**What this task involves**
Transcribe all of the material exactly. Any picture in it should be left out.

**Data section**
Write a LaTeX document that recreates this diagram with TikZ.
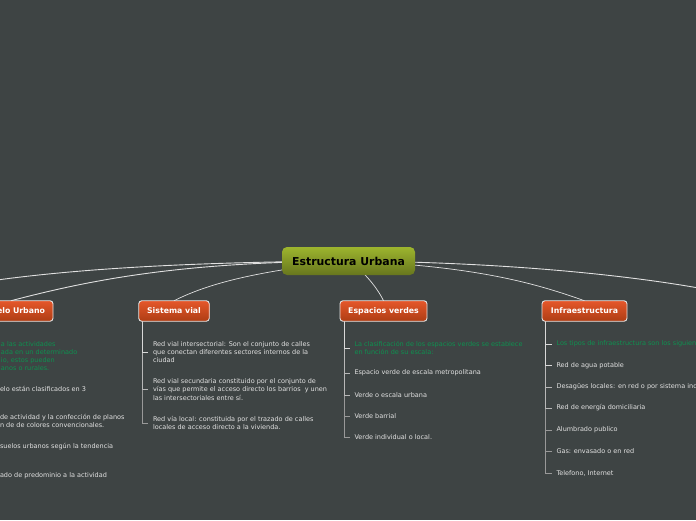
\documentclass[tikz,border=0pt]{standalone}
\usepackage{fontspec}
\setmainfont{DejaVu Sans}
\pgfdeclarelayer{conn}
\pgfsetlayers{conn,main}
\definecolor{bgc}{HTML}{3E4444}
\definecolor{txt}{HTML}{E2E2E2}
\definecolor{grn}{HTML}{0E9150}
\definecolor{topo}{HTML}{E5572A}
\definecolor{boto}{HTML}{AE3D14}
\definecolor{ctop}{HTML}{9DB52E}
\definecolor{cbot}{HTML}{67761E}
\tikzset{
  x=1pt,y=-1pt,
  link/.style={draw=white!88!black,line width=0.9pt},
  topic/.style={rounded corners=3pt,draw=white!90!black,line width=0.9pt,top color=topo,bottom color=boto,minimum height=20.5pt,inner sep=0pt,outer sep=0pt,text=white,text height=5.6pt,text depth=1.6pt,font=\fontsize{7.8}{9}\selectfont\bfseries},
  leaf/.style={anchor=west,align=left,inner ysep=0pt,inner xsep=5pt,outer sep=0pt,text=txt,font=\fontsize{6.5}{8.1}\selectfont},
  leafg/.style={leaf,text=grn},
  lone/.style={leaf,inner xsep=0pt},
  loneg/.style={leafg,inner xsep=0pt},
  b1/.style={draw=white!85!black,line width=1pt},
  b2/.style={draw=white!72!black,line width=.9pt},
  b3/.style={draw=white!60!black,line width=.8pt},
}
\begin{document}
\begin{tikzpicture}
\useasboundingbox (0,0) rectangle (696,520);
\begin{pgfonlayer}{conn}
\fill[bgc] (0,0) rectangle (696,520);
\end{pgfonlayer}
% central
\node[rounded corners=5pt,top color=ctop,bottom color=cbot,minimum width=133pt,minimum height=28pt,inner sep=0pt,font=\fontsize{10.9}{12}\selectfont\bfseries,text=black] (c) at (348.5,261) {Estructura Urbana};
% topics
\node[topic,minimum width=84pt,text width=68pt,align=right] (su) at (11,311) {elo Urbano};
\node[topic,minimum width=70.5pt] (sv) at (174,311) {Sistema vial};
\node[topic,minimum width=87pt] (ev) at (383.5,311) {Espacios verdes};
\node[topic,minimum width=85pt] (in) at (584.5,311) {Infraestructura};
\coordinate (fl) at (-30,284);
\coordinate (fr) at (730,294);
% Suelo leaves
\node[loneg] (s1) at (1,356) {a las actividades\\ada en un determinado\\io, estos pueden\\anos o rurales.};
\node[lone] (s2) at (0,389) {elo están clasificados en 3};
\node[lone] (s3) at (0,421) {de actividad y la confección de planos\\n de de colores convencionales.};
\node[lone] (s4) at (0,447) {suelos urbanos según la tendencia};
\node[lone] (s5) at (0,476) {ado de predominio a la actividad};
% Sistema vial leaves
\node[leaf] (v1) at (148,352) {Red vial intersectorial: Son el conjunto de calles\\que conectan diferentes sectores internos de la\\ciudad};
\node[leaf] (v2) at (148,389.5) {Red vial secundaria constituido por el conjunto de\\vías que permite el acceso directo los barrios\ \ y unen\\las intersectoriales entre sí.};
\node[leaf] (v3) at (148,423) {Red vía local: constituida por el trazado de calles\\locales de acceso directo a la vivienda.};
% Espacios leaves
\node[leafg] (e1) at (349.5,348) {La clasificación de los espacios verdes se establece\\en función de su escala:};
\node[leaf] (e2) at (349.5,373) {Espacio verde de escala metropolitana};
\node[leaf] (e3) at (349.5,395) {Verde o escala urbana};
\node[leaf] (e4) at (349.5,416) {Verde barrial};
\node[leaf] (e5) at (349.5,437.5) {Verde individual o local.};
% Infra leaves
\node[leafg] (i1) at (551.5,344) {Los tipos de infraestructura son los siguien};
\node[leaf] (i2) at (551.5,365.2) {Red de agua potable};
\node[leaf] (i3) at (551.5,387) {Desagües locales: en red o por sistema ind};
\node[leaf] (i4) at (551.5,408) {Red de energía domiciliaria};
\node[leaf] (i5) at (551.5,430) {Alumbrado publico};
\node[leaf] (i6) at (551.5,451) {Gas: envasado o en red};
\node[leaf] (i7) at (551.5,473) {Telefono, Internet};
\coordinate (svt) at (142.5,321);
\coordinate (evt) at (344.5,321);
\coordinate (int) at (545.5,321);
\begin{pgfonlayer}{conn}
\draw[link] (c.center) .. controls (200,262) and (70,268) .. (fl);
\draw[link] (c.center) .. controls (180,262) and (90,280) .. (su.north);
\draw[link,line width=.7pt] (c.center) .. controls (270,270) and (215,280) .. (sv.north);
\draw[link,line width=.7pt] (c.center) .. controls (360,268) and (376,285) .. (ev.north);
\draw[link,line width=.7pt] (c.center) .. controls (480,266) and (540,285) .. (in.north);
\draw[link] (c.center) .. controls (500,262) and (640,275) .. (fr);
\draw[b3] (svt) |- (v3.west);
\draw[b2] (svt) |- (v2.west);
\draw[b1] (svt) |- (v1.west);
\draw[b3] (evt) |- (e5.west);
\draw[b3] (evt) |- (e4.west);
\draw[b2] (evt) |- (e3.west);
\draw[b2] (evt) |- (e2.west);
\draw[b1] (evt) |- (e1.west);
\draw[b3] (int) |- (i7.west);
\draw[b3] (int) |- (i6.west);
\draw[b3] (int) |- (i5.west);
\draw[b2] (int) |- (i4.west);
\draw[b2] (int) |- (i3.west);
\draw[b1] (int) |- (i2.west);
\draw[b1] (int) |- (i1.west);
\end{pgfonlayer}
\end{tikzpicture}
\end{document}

**Solution to this exercise**
Write a LaTeX document that recreates this diagram with TikZ.
\documentclass[tikz,border=0pt]{standalone}
\usepackage{fontspec}
\setmainfont{DejaVu Sans}
\pgfdeclarelayer{conn}
\pgfsetlayers{conn,main}
\definecolor{bgc}{HTML}{3E4444}
\definecolor{txt}{HTML}{E2E2E2}
\definecolor{grn}{HTML}{0E9150}
\definecolor{topo}{HTML}{E5572A}
\definecolor{boto}{HTML}{AE3D14}
\definecolor{ctop}{HTML}{9DB52E}
\definecolor{cbot}{HTML}{67761E}
\tikzset{
  x=1pt,y=-1pt,
  link/.style={draw=white!88!black,line width=0.9pt},
  topic/.style={rounded corners=3pt,draw=white!90!black,line width=0.9pt,top color=topo,bottom color=boto,minimum height=20.5pt,inner sep=0pt,outer sep=0pt,text=white,text height=5.6pt,text depth=1.6pt,font=\fontsize{7.8}{9}\selectfont\bfseries},
  leaf/.style={anchor=west,align=left,inner ysep=0pt,inner xsep=5pt,outer sep=0pt,text=txt,font=\fontsize{6.5}{8.1}\selectfont},
  leafg/.style={leaf,text=grn},
  lone/.style={leaf,inner xsep=0pt},
  loneg/.style={leafg,inner xsep=0pt},
  b1/.style={draw=white!85!black,line width=1pt},
  b2/.style={draw=white!72!black,line width=.9pt},
  b3/.style={draw=white!60!black,line width=.8pt},
}
\begin{document}
\begin{tikzpicture}
\useasboundingbox (0,0) rectangle (696,520);
\begin{pgfonlayer}{conn}
\fill[bgc] (0,0) rectangle (696,520);
\end{pgfonlayer}
% central
\node[rounded corners=5pt,top color=ctop,bottom color=cbot,minimum width=133pt,minimum height=28pt,inner sep=0pt,font=\fontsize{10.9}{12}\selectfont\bfseries,text=black] (c) at (348.5,261) {Estructura Urbana};
% topics
\node[topic,minimum width=84pt,text width=68pt,align=right] (su) at (11,311) {elo Urbano};
\node[topic,minimum width=70.5pt] (sv) at (174,311) {Sistema vial};
\node[topic,minimum width=87pt] (ev) at (383.5,311) {Espacios verdes};
\node[topic,minimum width=85pt] (in) at (584.5,311) {Infraestructura};
\coordinate (fl) at (-30,284);
\coordinate (fr) at (730,294);
% Suelo leaves
\node[loneg] (s1) at (1,356) {a las actividades\\ada en un determinado\\io, estos pueden\\anos o rurales.};
\node[lone] (s2) at (0,389) {elo están clasificados en 3};
\node[lone] (s3) at (0,421) {de actividad y la confección de planos\\n de de colores convencionales.};
\node[lone] (s4) at (0,447) {suelos urbanos según la tendencia};
\node[lone] (s5) at (0,476) {ado de predominio a la actividad};
% Sistema vial leaves
\node[leaf] (v1) at (148,352) {Red vial intersectorial: Son el conjunto de calles\\que conectan diferentes sectores internos de la\\ciudad};
\node[leaf] (v2) at (148,389.5) {Red vial secundaria constituido por el conjunto de\\vías que permite el acceso directo los barrios\ \ y unen\\las intersectoriales entre sí.};
\node[leaf] (v3) at (148,423) {Red vía local: constituida por el trazado de calles\\locales de acceso directo a la vivienda.};
% Espacios leaves
\node[leafg] (e1) at (349.5,348) {La clasificación de los espacios verdes se establece\\en función de su escala:};
\node[leaf] (e2) at (349.5,373) {Espacio verde de escala metropolitana};
\node[leaf] (e3) at (349.5,395) {Verde o escala urbana};
\node[leaf] (e4) at (349.5,416) {Verde barrial};
\node[leaf] (e5) at (349.5,437.5) {Verde individual o local.};
% Infra leaves
\node[leafg] (i1) at (551.5,344) {Los tipos de infraestructura son los siguien};
\node[leaf] (i2) at (551.5,365.2) {Red de agua potable};
\node[leaf] (i3) at (551.5,387) {Desagües locales: en red o por sistema ind};
\node[leaf] (i4) at (551.5,408) {Red de energía domiciliaria};
\node[leaf] (i5) at (551.5,430) {Alumbrado publico};
\node[leaf] (i6) at (551.5,451) {Gas: envasado o en red};
\node[leaf] (i7) at (551.5,473) {Telefono, Internet};
\coordinate (svt) at (142.5,321);
\coordinate (evt) at (344.5,321);
\coordinate (int) at (545.5,321);
\begin{pgfonlayer}{conn}
\draw[link] (c.center) .. controls (200,262) and (70,268) .. (fl);
\draw[link] (c.center) .. controls (180,262) and (90,280) .. (su.north);
\draw[link,line width=.7pt] (c.center) .. controls (270,270) and (215,280) .. (sv.north);
\draw[link,line width=.7pt] (c.center) .. controls (360,268) and (376,285) .. (ev.north);
\draw[link,line width=.7pt] (c.center) .. controls (480,266) and (540,285) .. (in.north);
\draw[link] (c.center) .. controls (500,262) and (640,275) .. (fr);
\draw[b3] (svt) |- (v3.west);
\draw[b2] (svt) |- (v2.west);
\draw[b1] (svt) |- (v1.west);
\draw[b3] (evt) |- (e5.west);
\draw[b3] (evt) |- (e4.west);
\draw[b2] (evt) |- (e3.west);
\draw[b2] (evt) |- (e2.west);
\draw[b1] (evt) |- (e1.west);
\draw[b3] (int) |- (i7.west);
\draw[b3] (int) |- (i6.west);
\draw[b3] (int) |- (i5.west);
\draw[b2] (int) |- (i4.west);
\draw[b2] (int) |- (i3.west);
\draw[b1] (int) |- (i2.west);
\draw[b1] (int) |- (i1.west);
\end{pgfonlayer}
\end{tikzpicture}
\end{document}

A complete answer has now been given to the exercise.